Glass stovetop kettles that are specifically made from borosilicate glass and labelled as hob-safe can be safely used on gas, provided you follow the manufacturer’s instructions. Keep the flame size matched to the base so it does not wrap around the sides, avoid rapid temperature shocks (such as putting a hot kettle under very cold water) and handle the kettle gently to prevent chips or cracks.
Do stainless steel kettles last longer than glass kettles?
In most everyday kitchens, stainless steel kettles do last longer than glass kettles. The metal body is far more resistant to knocks, impacts and repeated heating and cooling cycles. While a quality borosilicate glass kettle can have a reasonable lifespan if treated carefully, stainless steel generally tolerates busier, rougher use much better.

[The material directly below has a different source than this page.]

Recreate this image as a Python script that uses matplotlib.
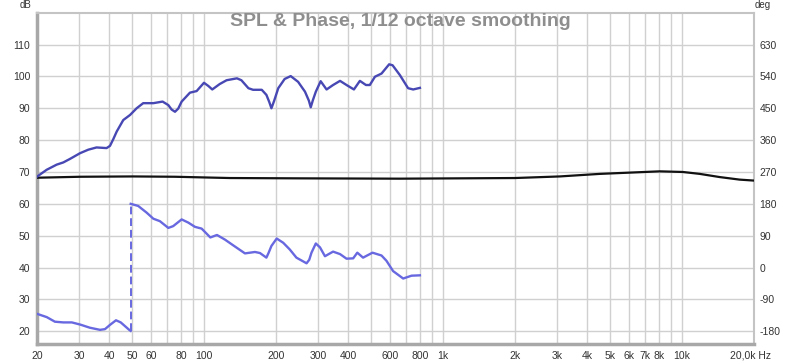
import matplotlib
matplotlib.use("Agg")
import matplotlib.pyplot as plt
from matplotlib.transforms import ScaledTranslation

plt.rcParams['font.family'] = ['Liberation Sans', 'DejaVu Sans']

# ---------------- data ----------------
spl_freq = [20, 21.9, 24.1, 25.7, 27.4, 30.2, 32.7, 35.4, 39.0, 40.3, 41.6, 43.0, 45.8,
            48.9, 52.1, 55.5, 61.2, 66.9, 70.7, 73.0, 75.4, 77.8, 80.4, 87.1, 92.9, 99.7,
            104, 108, 116, 124, 137, 143, 153, 160, 174, 182, 187, 191, 196, 204, 217, 230,
            247, 264, 274, 279, 285, 293, 307, 325, 346, 370, 394, 423, 448, 475, 493,
            518, 552, 594, 614, 659, 713, 749, 799]
spl_db = [68.6, 70.7, 72.3, 73.0, 74.1, 75.9, 77.0, 77.7, 77.5, 78.2, 80.3, 82.7, 86.3,
          87.9, 90.0, 91.6, 91.6, 92.1, 91.0, 89.6, 88.9, 89.9, 92.1, 94.9, 95.4, 98.0,
          97.0, 95.9, 97.6, 98.8, 99.4, 98.8, 96.3, 95.8, 95.8, 94.2, 92.0, 90.0, 92.3, 96.3, 99.2, 100.1,
          98.3, 95.2, 92.4, 90.3, 92.6, 95.2, 98.5, 95.9, 97.3, 98.6, 97.3, 95.9, 98.6, 97.3, 97.3,
          99.9, 100.9, 103.8, 103.5, 100.4, 96.3, 95.9, 96.4]

# phase below the wrap (degrees)
phase_lo_freq = [20, 21.9, 23.7, 25.7, 27.9, 30.2, 33.2, 36.6, 38.4, 40.3, 42.7,
                 44.7, 48.5, 49.2]
phase_lo_deg = [-131, -140, -153, -155, -155, -161, -170, -176, -174, -162, -149,
                -155, -176, -179]
# phase above the wrap (degrees)
phase_hi_freq = [49.2, 52.9, 57.4, 61.2, 65.2, 70.7, 74.1, 80.4, 85.7, 91.4, 97.5,
                 106, 113, 122, 132, 148, 163, 171, 182, 186, 191, 201, 214, 228, 243,
                 268, 275, 281, 293, 305, 320, 346, 370, 394, 420, 437, 462, 506, 552,
                 579, 617, 680, 737, 799]
phase_hi_deg = [180, 174, 155, 138, 131, 112, 117, 136, 127, 115, 110,
                85, 92, 79, 63, 40, 44, 41, 28, 42, 61, 82, 70, 51, 28,
                12, 22, 42, 68, 57, 32, 45, 38, 25, 26, 42, 28, 42, 34,
                19, -10, -31, -23, -22]

ref_freq = [20, 30.2, 50.3, 75.4, 128, 251, 659, 1994, 3076, 4520, 6040, 8060,
            10070, 11860, 14380, 17420, 20000]
ref_db = [68.2, 68.5, 68.6, 68.5, 68.1, 68.0, 67.9, 68.1, 68.6, 69.4, 69.8, 70.2,
          70.0, 69.4, 68.4, 67.6, 67.3]

db_ticks = [20, 30, 40, 50, 60, 70, 80, 90, 100, 110]
deg_ticks = [-180, -90, 0, 90, 180, 270, 360, 450, 540, 630]
x_label_pos = [20, 30, 40, 50, 60, 80, 100, 200, 300, 400, 600, 800, 1000, 2000,
               3000, 4000, 5000, 6000, 7000, 8000, 10000, 20000]
x_labels = ['20', '30', '40', '50', '60', '80', '100', '200', '300', '400', '600',
            '800', '1k', '2k', '3k', '4k', '5k', '6k', '7k', '8k', '10k', '20,0k Hz']

# ---------------- figure ----------------
W, H = 800, 364
fig = plt.figure(figsize=(W / 100, H / 100), dpi=100)
L, R, T, B = 37.3, 754, 12.7, 344
ax = fig.add_axes([L / W, (H - B) / H, (R - L) / W, (B - T) / H])
ax.set_xscale('log')
ax.set_xlim(20, 20000)
ax.set_ylim(16, 120)

grid_pos = []
for dec in [10, 100, 1000, 10000]:
    for m in range(1, 10):
        v = m * dec
        if 20 <= v <= 20000:
            grid_pos.append(v)
ax.set_xticks(grid_pos)
lab_map = dict(zip(x_label_pos, x_labels))
ax.set_xticklabels([lab_map.get(v, '') for v in grid_pos])
ax.xaxis.set_minor_locator(matplotlib.ticker.NullLocator())
ax.set_yticks(db_ticks)
ax.set_yticklabels([str(v) for v in db_ticks])
ax.tick_params(axis='both', length=0, labelsize=7.5, colors='#333333')
ax.tick_params(axis='x', pad=5)
ax.tick_params(axis='y', pad=5)
ax.grid(True, color='#d0d0d0', lw=1.0)
ax.set_axisbelow(True)

for lbl in ax.get_xticklabels():
    if lbl.get_text() == '20,0k Hz':
        lbl.set_transform(lbl.get_transform() + ScaledTranslation(-4 / 100, 0, fig.dpi_scale_trans))

for s in ['left', 'bottom']:
    ax.spines[s].set_color('#a8a8a8')
    ax.spines[s].set_linewidth(2.5)
for s in ['top', 'right']:
    ax.spines[s].set_color('#c4c4c4')
    ax.spines[s].set_linewidth(1.5)

ax.plot(ref_freq, ref_db, color='#111111', lw=1.6, zorder=3, solid_joinstyle='round')
ax.plot(spl_freq, spl_db, color='#4848b4', lw=1.7, zorder=4, solid_joinstyle='round')

ax2 = ax.twinx()
ax2.set_ylim(-216, 720)
ax2.set_yticks(deg_ticks)
ax2.set_yticklabels([str(v) for v in deg_ticks])
ax2.tick_params(axis='y', length=0, labelsize=7.5, colors='#333333', pad=4)
for s in ax2.spines.values():
    s.set_visible(False)
pc = '#6868e0'
ax2.plot(phase_lo_freq, phase_lo_deg, color=pc, lw=1.7, solid_joinstyle='round')
ax2.plot(phase_hi_freq, phase_hi_deg, color=pc, lw=1.7, solid_joinstyle='round')
ax2.plot([phase_lo_freq[-1], phase_hi_freq[0]], [phase_lo_deg[-1], phase_hi_deg[0]],
         color=pc, lw=1.4, ls=(0, (4, 2)))

fig.text(25 / W, 1 - 5 / H, 'dB', ha='center', va='center', fontsize=7, color='#333333')
fig.text(763 / W, 1 - 5 / H, 'deg', ha='center', va='center', fontsize=7, color='#333333')
fig.text(400 / W, 1 - 21 / H, 'SPL & Phase, 1/12 octave smoothing', ha='center',
         va='center', fontsize=14, fontweight='bold', color='#8e8e8e')

fig.savefig('out.png', dpi=100, facecolor='white')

Which is easier to keep free from limescale, glass or stainless steel?
Neither material is immune to limescale, but they show it differently. Glass makes every deposit visible, which can be motivating for regular descaling and gives you instant feedback when the interior is clean. Stainless steel hides minor scale on the sides but still needs periodic descaling to keep the base and any whistle mechanism working well. The actual cleaning method is almost the same for both.
Can I use one kettle for both boiling water and brewing tea?
Yes, especially with glass kettles that combine a boiling vessel with a removable infuser, such as the PARACITY glass teapot. With stainless steel kettles, you typically boil water and then pour it over tea in a separate pot or infuser. This can be better for households that use the same kettle for multiple drinks and prefer not to risk lingering flavours from strongly brewed teas.